**Short task**
From the first line of the data down to and including the line with "-0.0515, -0.050, -0.0485]", copy everything exactly, leaving out pictures.

%%

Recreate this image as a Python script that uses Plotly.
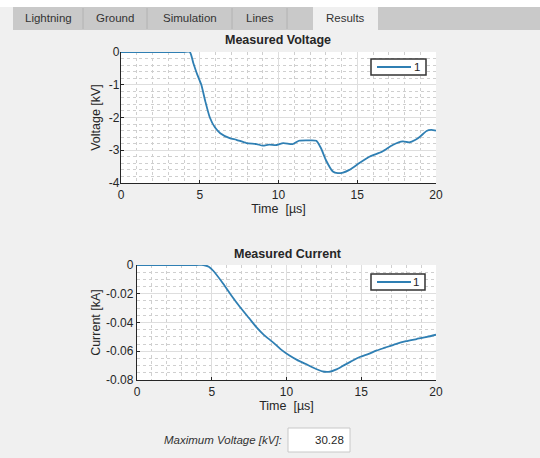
import plotly.graph_objects as go

# ---------------- data ----------------
volt_t = [0, 1, 2, 3, 4, 4.37, 4.6, 4.85, 5.1, 5.35, 5.64, 5.96, 6.3, 6.9, 7.33, 7.96, 8.6, 9.0, 9.4, 9.86,
          10.3, 10.9, 11.3, 11.8, 12.4, 12.7, 13.0, 13.45, 13.77, 14.1, 14.5, 15.14, 15.8, 16.6, 17.25,
          17.9, 18.3, 18.7, 19.0, 19.4, 19.7, 20.0]
volt_kv = [0, 0, 0, 0, 0, 0, -0.35, -0.7, -1.0, -1.5, -2.0, -2.3, -2.48, -2.63, -2.68, -2.78, -2.81,
           -2.86, -2.83, -2.84, -2.78, -2.81, -2.71, -2.7, -2.71, -2.94, -3.29, -3.65, -3.70, -3.68,
           -3.6, -3.39, -3.19, -3.04, -2.84, -2.73, -2.76, -2.68, -2.58, -2.41, -2.38, -2.4]

curr_t = [0, 1, 2, 3, 4, 4.44, 4.8, 5.1, 5.78, 6.3, 6.9, 7.5, 8.0, 8.5, 9.1, 9.6, 10.2, 10.7, 11.3,
          11.8, 12.4, 12.9, 13.3, 13.8, 14.3, 14.9, 15.5, 16.0, 16.6, 17.3, 18.0, 18.7, 19.4, 20.0]
curr_ka = [0, 0, 0, 0, 0, 0, -0.0012, -0.004, -0.0132, -0.021, -0.0294, -0.037, -0.0434, -0.0488,
           -0.0538, -0.0585, -0.063, -0.066, -0.0689, -0.0715, -0.074, -0.0742, -0.0728, -0.070,
           -0.0672, -0.064, -0.0618, -0.0596, -0.0575, -0.055, -0.053, -0.0515, -0.050, -0.0485]

x_ticks = [0, 5, 10, 15, 20]
x_ticktext = ["0", "5", "10", "15", "20"]
v_ticks = [0, -1, -2, -3, -4]
v_ticktext = ["0", "-1", "-2", "-3", "-4"]
c_ticks = [0, -0.02, -0.04, -0.06, -0.08]
c_ticktext = ["0", "-0.02", "-0.04", "-0.06", "-0.08"]

tab_labels = ["Lightning", "Ground", "Simulation", "Lines", "", "Results"]
tab_edges = [13, 83, 147, 232, 287, 313, 378]
series_name = "1"
max_voltage = "30.28"

# ---------------- figure ----------------
W, H = 540, 458
FONT = "Liberation Sans, Arial, sans-serif"
LINE = "#2f7fb3"

def px(x):
    return x / W

def py(y):
    return 1 - y / H

fig = go.Figure()
fig.add_trace(go.Scatter(x=volt_t, y=volt_kv, mode="lines", name=series_name,
                         line=dict(color=LINE, width=1.8, shape="spline", smoothing=0.6),
                         xaxis="x", yaxis="y", hoverinfo="skip"))
fig.add_trace(go.Scatter(x=curr_t, y=curr_ka, mode="lines", name=series_name,
                         line=dict(color=LINE, width=1.8, shape="spline", smoothing=0.6),
                         xaxis="x2", yaxis="y2", hoverinfo="skip"))

axis_common = dict(
    showline=True, linecolor="#262626", linewidth=1.3, mirror=False,
    ticks="inside", ticklen=3, tickcolor="#262626",
    showgrid=True, gridcolor="#dedede", gridwidth=1,
    zeroline=False, tickfont=dict(family=FONT, size=12, color="#262626"),
    fixedrange=True, automargin=False,
)
minor_common = dict(showgrid=True, gridcolor="#cfcfcf", griddash="dot", gridwidth=1)

fig.update_layout(
    width=W, height=H, autosize=False, margin=dict(l=0, r=0, t=0, b=0, pad=0),
    paper_bgcolor="#f0f0f0", plot_bgcolor="#ffffff",
    font=dict(family=FONT, color="#262626"),
    showlegend=False,
    xaxis=dict(domain=[px(121), px(436)], range=[0, 20], anchor="y",
               tickvals=x_ticks, ticktext=x_ticktext,
               minor=dict(dtick=1, **minor_common),
               title=dict(text="Time\u00a0\u00a0[µs]", font=dict(family=FONT, size=12.5), standoff=2),
               **axis_common),
    yaxis=dict(domain=[py(183), py(52)], range=[-4, 0], anchor="x",
               tickvals=v_ticks, ticktext=v_ticktext, ticklabelstandoff=-2,
               minor=dict(dtick=0.2, **minor_common),
               title=dict(text="Voltage [kV]", font=dict(family=FONT, size=12.5), standoff=5),
               **axis_common),
    xaxis2=dict(domain=[px(137), px(436)], range=[0, 20], anchor="y2",
                tickvals=x_ticks, ticktext=x_ticktext,
                minor=dict(dtick=1, **minor_common),
                title=dict(text="Time\u00a0\u00a0[µs]", font=dict(family=FONT, size=12.5), standoff=2),
                **axis_common),
    yaxis2=dict(domain=[py(380), py(265)], range=[-0.08, 0], anchor="x2",
                tickvals=c_ticks, ticktext=c_ticktext,
                minor=dict(dtick=0.005, **minor_common),
                title=dict(text="Current [kA]", font=dict(family=FONT, size=12.5), standoff=2),
                **axis_common),
)

shapes = []
annotations = []
# white strip above tabs
shapes.append(dict(type="rect", xref="paper", yref="paper", x0=0, x1=1, y0=py(7), y1=1,
                   fillcolor="#ffffff", line=dict(width=0), layer="below"))
# tab bar
shapes.append(dict(type="rect", xref="paper", yref="paper", x0=px(13), x1=1, y0=py(30), y1=py(7),
                   fillcolor="#c9c9c9", line=dict(width=0), layer="below"))
# selected tab
shapes.append(dict(type="rect", xref="paper", yref="paper", x0=px(tab_edges[5]), x1=px(tab_edges[6]),
                   y0=py(31), y1=py(7), fillcolor="#f0f0f0", line=dict(width=0), layer="below"))
for i in range(1, 5):
    shapes.append(dict(type="line", xref="paper", yref="paper", x0=px(tab_edges[i]), x1=px(tab_edges[i]),
                       y0=py(29), y1=py(8), line=dict(color="#b2b2b2", width=1)))
for i, lab in enumerate(tab_labels):
    if lab:
        annotations.append(dict(text=lab, xref="paper", yref="paper",
                                x=px((tab_edges[i] + tab_edges[i + 1]) / 2), y=py(18.5),
                                xanchor="center", yanchor="middle", showarrow=False,
                                font=dict(family=FONT, size=11.5, color="#333333")))
# titles
annotations.append(dict(text="<b>Measured Voltage</b>", xref="paper", yref="paper", x=px(278), y=py(40),
                        xanchor="center", yanchor="middle", showarrow=False,
                        font=dict(family=FONT, size=12.5, color="#262626")))
annotations.append(dict(text="<b>Measured Current</b>", xref="paper", yref="paper", x=px(288), y=py(254),
                        xanchor="center", yanchor="middle", showarrow=False,
                        font=dict(family=FONT, size=12.5, color="#262626")))

# legend boxes (drawn as layout decorations)
for (lx0, lx1, ly0, ly1) in [(371, 426, 59, 75), (371, 425, 274, 290)]:
    shapes.append(dict(type="rect", xref="paper", yref="paper", x0=px(lx0), x1=px(lx1),
                       y0=py(ly1), y1=py(ly0), fillcolor="#ffffff",
                       line=dict(color="#333333", width=1.5)))
    ym = (ly0 + ly1) / 2
    shapes.append(dict(type="line", xref="paper", yref="paper", x0=px(lx0 + 6), x1=px(lx0 + 40),
                       y0=py(ym), y1=py(ym), line=dict(color=LINE, width=1.8)))
    annotations.append(dict(text=series_name, xref="paper", yref="paper", x=px(lx1 - 4), y=py(ym),
                            xanchor="right", yanchor="middle", showarrow=False,
                            font=dict(family=FONT, size=11.5, color="#262626")))

# bottom field
annotations.append(dict(text="<i>Maximum Voltage [kV]:</i>", xref="paper", yref="paper", x=px(284), y=py(440),
                        xanchor="right", yanchor="middle", showarrow=False,
                        font=dict(family=FONT, size=11.5, color="#333333")))
shapes.append(dict(type="rect", xref="paper", yref="paper", x0=px(288), x1=px(350), y0=py(452), y1=py(428),
                   fillcolor="#ffffff", line=dict(color="#c8c8c8", width=1)))
annotations.append(dict(text=max_voltage, xref="paper", yref="paper", x=px(346), y=py(440),
                        xanchor="right", yanchor="middle", showarrow=False,
                        font=dict(family=FONT, size=11.5, color="#262626")))

fig.update_layout(shapes=shapes, annotations=annotations)
fig.write_html("out.html", config={"displayModeBar": False},
               post_script="document.body.style.margin='0';document.body.style.overflow='hidden';")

%%

**Output of the task**
Recreate this image as a Python script that uses Plotly.
import plotly.graph_objects as go

# ---------------- data ----------------
volt_t = [0, 1, 2, 3, 4, 4.37, 4.6, 4.85, 5.1, 5.35, 5.64, 5.96, 6.3, 6.9, 7.33, 7.96, 8.6, 9.0, 9.4, 9.86,
          10.3, 10.9, 11.3, 11.8, 12.4, 12.7, 13.0, 13.45, 13.77, 14.1, 14.5, 15.14, 15.8, 16.6, 17.25,
          17.9, 18.3, 18.7, 19.0, 19.4, 19.7, 20.0]
volt_kv = [0, 0, 0, 0, 0, 0, -0.35, -0.7, -1.0, -1.5, -2.0, -2.3, -2.48, -2.63, -2.68, -2.78, -2.81,
           -2.86, -2.83, -2.84, -2.78, -2.81, -2.71, -2.7, -2.71, -2.94, -3.29, -3.65, -3.70, -3.68,
           -3.6, -3.39, -3.19, -3.04, -2.84, -2.73, -2.76, -2.68, -2.58, -2.41, -2.38, -2.4]

curr_t = [0, 1, 2, 3, 4, 4.44, 4.8, 5.1, 5.78, 6.3, 6.9, 7.5, 8.0, 8.5, 9.1, 9.6, 10.2, 10.7, 11.3,
          11.8, 12.4, 12.9, 13.3, 13.8, 14.3, 14.9, 15.5, 16.0, 16.6, 17.3, 18.0, 18.7, 19.4, 20.0]
curr_ka = [0, 0, 0, 0, 0, 0, -0.0012, -0.004, -0.0132, -0.021, -0.0294, -0.037, -0.0434, -0.0488,
           -0.0538, -0.0585, -0.063, -0.066, -0.0689, -0.0715, -0.074, -0.0742, -0.0728, -0.070,
           -0.0672, -0.064, -0.0618, -0.0596, -0.0575, -0.055, -0.053, -0.0515, -0.050, -0.0485]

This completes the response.